Paul tells the Romans that we are justified not by our successes or our strength, but by our faith. Now, we can trap ourselves into more dangerous games of success and failure with faith. We can beat ourselves up for not having enough faith; or we can pat ourselves on the back for having a very strong faith. But the truth is that even the tiniest scrap of faith is enough for God, the mustard seed that will, with His help, grow into a mighty tree; and even the most robust faith is, at the end of the day, a gift of God and not something we should be praising ourselves for.
Indeed, one of the best parts of putting our faith in Christ is that we don’t need to pretend about what we do and don’t think. God already knows what is in our hearts. God already knows us better than we know ourselves. We can turn to Him, not seeking a reward but knowing that He already wants to give us better things than we can imagine for ourselves.
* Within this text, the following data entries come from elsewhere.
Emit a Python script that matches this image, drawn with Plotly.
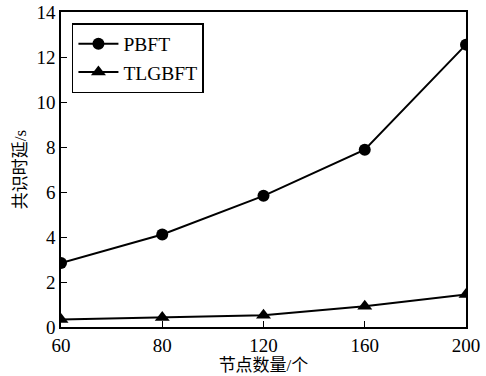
import plotly.graph_objects as go

nodes = ["60", "80", "120", "160", "200"]
pbft = [2.84, 4.11, 5.83, 7.88, 12.55]
tlgbft = [0.33, 0.42, 0.52, 0.92, 1.45]

font_serif = "Liberation Serif, Times New Roman, Noto Sans CJK SC, serif"

fig = go.Figure()
fig.add_trace(go.Scatter(x=nodes, y=pbft, mode="lines+markers", name="PBFT",
                         line=dict(color="black", width=2),
                         marker=dict(symbol="circle", size=12, color="black")))
fig.add_trace(go.Scatter(x=nodes, y=tlgbft, mode="lines+markers", name="TLGBFT",
                         line=dict(color="black", width=2),
                         marker=dict(symbol="triangle-up", size=13, color="black")))

fig.update_layout(
    width=486, height=376,
    margin=dict(l=61, r=20, t=12, b=49, autoexpand=False),
    plot_bgcolor="white", paper_bgcolor="white",
    font=dict(family=font_serif, size=19, color="black"),
    showlegend=True,
    legend=dict(x=0.027, y=0.965, xanchor="left", yanchor="top",
                bordercolor="black", borderwidth=1.5, bgcolor="white",
                font=dict(size=19.5), tracegroupgap=0, itemwidth=40),
    xaxis=dict(type="category", range=[0, 4], showline=True, linecolor="black",
               linewidth=1.5, mirror=True, ticks="inside", ticklen=6,
               tickcolor="black", showgrid=False, zeroline=False, automargin=False,
               title=dict(text="节点数量/个", font=dict(size=17), standoff=0)),
    yaxis=dict(range=[0, 14], dtick=2, showline=True, linecolor="black",
               linewidth=1.5, mirror=True, ticks="inside", ticklen=6,
               tickcolor="black", showgrid=False, zeroline=False, automargin=False,
               title=dict(text="共识时延/s", font=dict(size=17), standoff=6)),
)

fig.write_html("out.html", config={"displayModeBar": False},
               post_script="document.body.style.margin='0';document.body.style.overflow='hidden';")
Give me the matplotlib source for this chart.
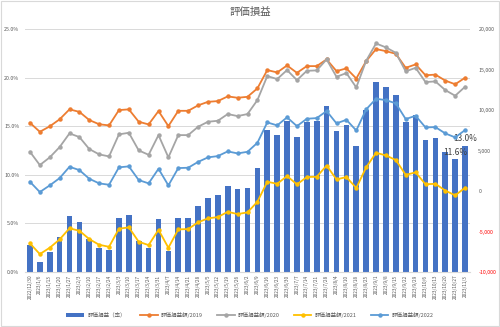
import matplotlib
matplotlib.use("Agg")
import matplotlib.pyplot as plt
import matplotlib.ticker as mticker
from matplotlib.patches import Rectangle

plt.rcParams['font.family'] = ['Noto Sans CJK JP', 'DejaVu Sans']

dates = ['2022/12/30', '2023/1/6', '2023/1/13', '2023/1/20', '2023/1/27', '2023/2/3',
         '2023/2/10', '2023/2/17', '2023/2/24', '2023/3/3', '2023/3/10', '2023/3/17',
         '2023/3/24', '2023/3/31', '2023/4/7', '2023/4/14', '2023/4/21', '2023/4/28',
         '2023/5/5', '2023/5/12', '2023/5/19', '2023/5/26', '2023/6/2', '2023/6/9',
         '2023/6/16', '2023/6/23', '2023/6/30', '2023/7/7', '2023/7/14', '2023/7/21',
         '2023/7/28', '2023/8/4', '2023/8/10', '2023/8/18', '2023/8/25', '2023/9/1',
         '2023/9/8', '2023/9/15', '2023/9/22', '2023/9/29', '2023/10/6', '2023/10/13',
         '2023/10/20', '2023/10/27', '2023/11/3']

# 評価損益（率） in %
rate = [2.8, 1.0, 2.1, 3.6, 5.8, 5.2, 3.4, 2.5, 2.3, 5.6, 5.9, 3.2,
        2.5, 5.5, 2.2, 5.6, 5.6, 6.8, 7.6, 7.9, 8.9, 8.5, 8.6, 10.7,
        14.6, 14.1, 15.5, 13.9, 15.4, 15.5, 17.1, 14.5, 15.1, 13.0, 16.7, 19.6,
        19.0, 18.2, 15.4, 16.2, 13.6, 13.8, 12.4, 11.6, 13.0]

# 評価損益額 (right axis)
y2019 = [8430, 7320, 7990, 8860, 10090, 9780, 8770, 8250, 8110, 10000, 10090, 8560,
         8230, 9880, 8020, 9910, 9910, 10580, 11020, 11110, 11690, 11520, 11640, 12680,
         14940, 14650, 15510, 14600, 15430, 15430, 16260, 14810, 15150, 13900, 16050, 17530,
         17280, 16950, 15220, 15640, 14300, 14380, 13640, 13190, 13990]
y2020 = [4850, 3210, 4160, 5430, 7120, 6670, 5190, 4530, 4280, 7000, 7200, 5020,
         4480, 6910, 4160, 6910, 6910, 7940, 8560, 8680, 9510, 9260, 9510, 11230,
         14200, 13830, 14940, 13700, 14850, 14900, 16260, 14110, 14570, 12800, 16090, 18230,
         17740, 17070, 14780, 15220, 13460, 13540, 12470, 11770, 12880]
y2021 = [-6460, -7780, -7000, -5970, -4600, -4900, -5930, -6630, -6880, -4650, -4480, -6260,
         -6670, -4780, -7000, -4730, -4690, -3860, -3370, -3210, -2560, -2840, -2630, -1320,
         1150, 900, 1850, 830, 1730, 1770, 3150, 1440, 1730, 380, 2930, 4730,
         4400, 3830, 2000, 2310, 840, 900, 60, -530, 410]
y2022 = [1150, -120, 700, 1600, 3000, 2590, 1520, 950, 780, 2930, 3050, 1360,
         950, 2750, 700, 2840, 2880, 3600, 4160, 4320, 4900, 4650, 4850, 5960,
         8480, 8110, 9100, 8020, 8930, 9010, 9880, 8360, 8800, 7480, 10090, 11400,
         11230, 10830, 8890, 9300, 7860, 7900, 7120, 6630, 7530]

series = [('評価損益額/2019', y2019, '#ED7D31'),
          ('評価損益額/2020', y2020, '#A5A5A5'),
          ('評価損益額/2021', y2021, '#FFC000'),
          ('評価損益額/2022', y2022, '#5B9BD5')]

fig = plt.figure(figsize=(5, 3.27), dpi=100)
ax = fig.add_axes([0.05, 0.168, 0.89, 0.743])
ax2 = ax.twinx()

x = list(range(len(dates)))
bars = ax.bar(x, rate, width=0.58, color='#4472C4', label='評価損益（率）', zorder=2)
ax.set_ylim(0, 25)
ax.set_yticks([0, 5, 10, 15, 20, 25])
ax.yaxis.set_major_formatter(mticker.FuncFormatter(lambda v, p: '%.1f%%' % v))
ax.set_xlim(-0.5, len(dates) - 0.5)
ax.set_xticks(x)
ax.set_xticklabels(dates, rotation=90, fontsize=3.4, color='#595959')
ax.grid(axis='y', color='#D9D9D9', linewidth=0.7, zorder=0)
ax.set_axisbelow(True)
ax.tick_params(axis='both', length=0, pad=2)
ax.tick_params(axis='y', labelsize=3.8, labelcolor='#595959', pad=4)
for s in ax.spines.values():
    s.set_visible(False)
ax.spines['bottom'].set_visible(True)
ax.spines['bottom'].set_color('#D9D9D9')

handles = [bars]
for name, vals, col in series:
    ln, = ax2.plot(x, vals, color=col, linewidth=1.3, marker='o', markersize=2.2,
                   label=name, zorder=3)
    handles.append(ln)

ax2.set_ylim(-10000, 20000)
ax2.set_yticks(range(-10000, 20001, 5000))
ax2.set_yticklabels(['{:,}'.format(v) for v in range(-10000, 20001, 5000)])
ax2.tick_params(axis='y', length=0, labelsize=3.8, pad=6)
for lab, v in zip(ax2.get_yticklabels(), range(-10000, 20001, 5000)):
    lab.set_color('#FF0000' if v < 0 else '#595959')
for s in ax2.spines.values():
    s.set_visible(False)

# data labels on the last two bars
for i in [len(rate) - 2, len(rate) - 1]:
    ax.annotate('%.1f%%' % rate[i], (x[i], rate[i]), xytext=(0, 2),
                textcoords='offset points', ha='center', va='bottom',
                fontsize=6, color='#404040', zorder=5)

fig.text(0.5, 0.962, '評価損益', ha='center', va='center', fontsize=7.5, color='#595959')

fig.legend(handles=handles, labels=[h.get_label() for h in handles], loc='center',
           bbox_to_anchor=(0.5, 0.037), ncol=5, frameon=False, fontsize=4,
           handlelength=3.2, columnspacing=2.5, handletextpad=0.6,
           labelcolor='#595959')

fig.patches.append(Rectangle((0.002, 0.003), 0.996, 0.994, transform=fig.transFigure,
                             fill=False, edgecolor='#D9D9D9', linewidth=0.8))

fig.savefig('out.png', dpi=100)
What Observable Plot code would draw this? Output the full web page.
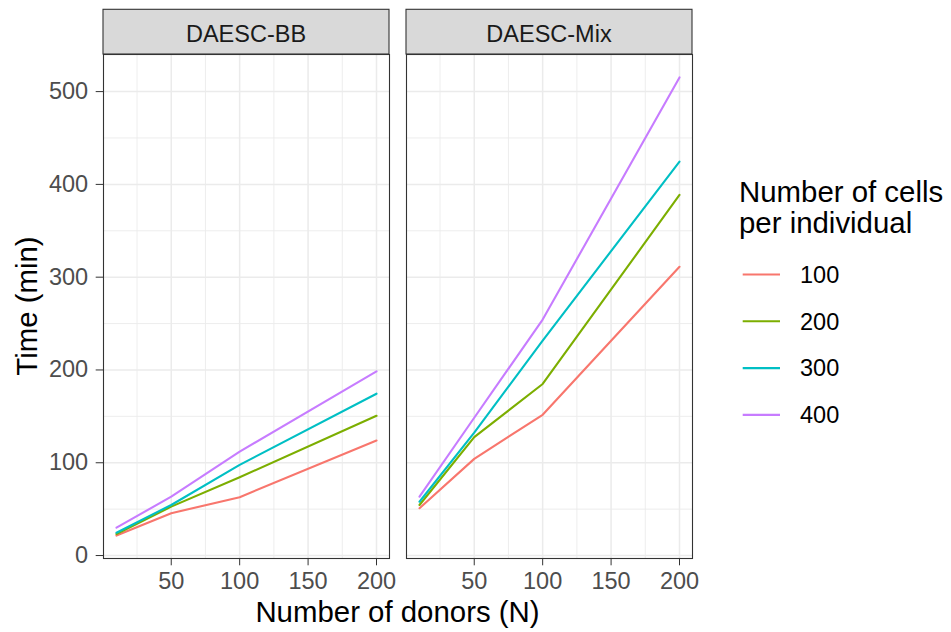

Often, the thing we need is help. We need help when we are weak, but a strong person also knows when they need help. In fact, even Jesus asked for help. That’s what this morning’s Gospel reading is about. Jesus called the apostles to assist Him in His ministry of teaching and healing.
We still meet in the name of the apostles. In a moment, when we profess the Creed together, we will say we believe in one holy catholic and apostolic Church. The Church that began with the apostles is still the Church we are part of today. But when you hear these names, what do you know about them? I suspect very little. Maybe you think learning all about the apostles and what they did with their lives is the sort of thing you learn at vicar school. But, actually, there are a number of them nobody knows much about. Clearly they were all important enough to Jesus to be called by Him, and clearly they were significant enough to His earliest followers to be remembered by name. But in fact, we know very little about Bartholomew or Thaddaeus.
It seems obvious that being famous, such an obsession in our culture, is not very important to God. God is calling you to something far better than being famous – God is calling you to serve Him, like the apostles in whose succession we still meet today.
Perhaps you are old and cannot serve Him except where you already are in the ways you do – that is enough for Him. Perhaps you are already overcommitted with your work and your duties to your family and friends and your church, and cannot take anything else on – that is enough for Him, but be alert for Him calling you to take up something new that may require you to leave old things behind. And perhaps you are at a point in your life where you are seeking guidance on how to serve God better – then listen for Him speaking, and take the space to do so.
Your service to Him will not be for this life only. While fame is forgotten, beauty decays, and strength weakens, faith never dies – along with love and hope, it lives forever, and through the sacrifice of Christ on the Cross, if you put your faith in Him, then you will too.
And now to God the Father, God the Son, and God the Holy Spirit, be ascribed all might, majesty, dominion, and power, as is most justly His due, now and for evermore. Amen.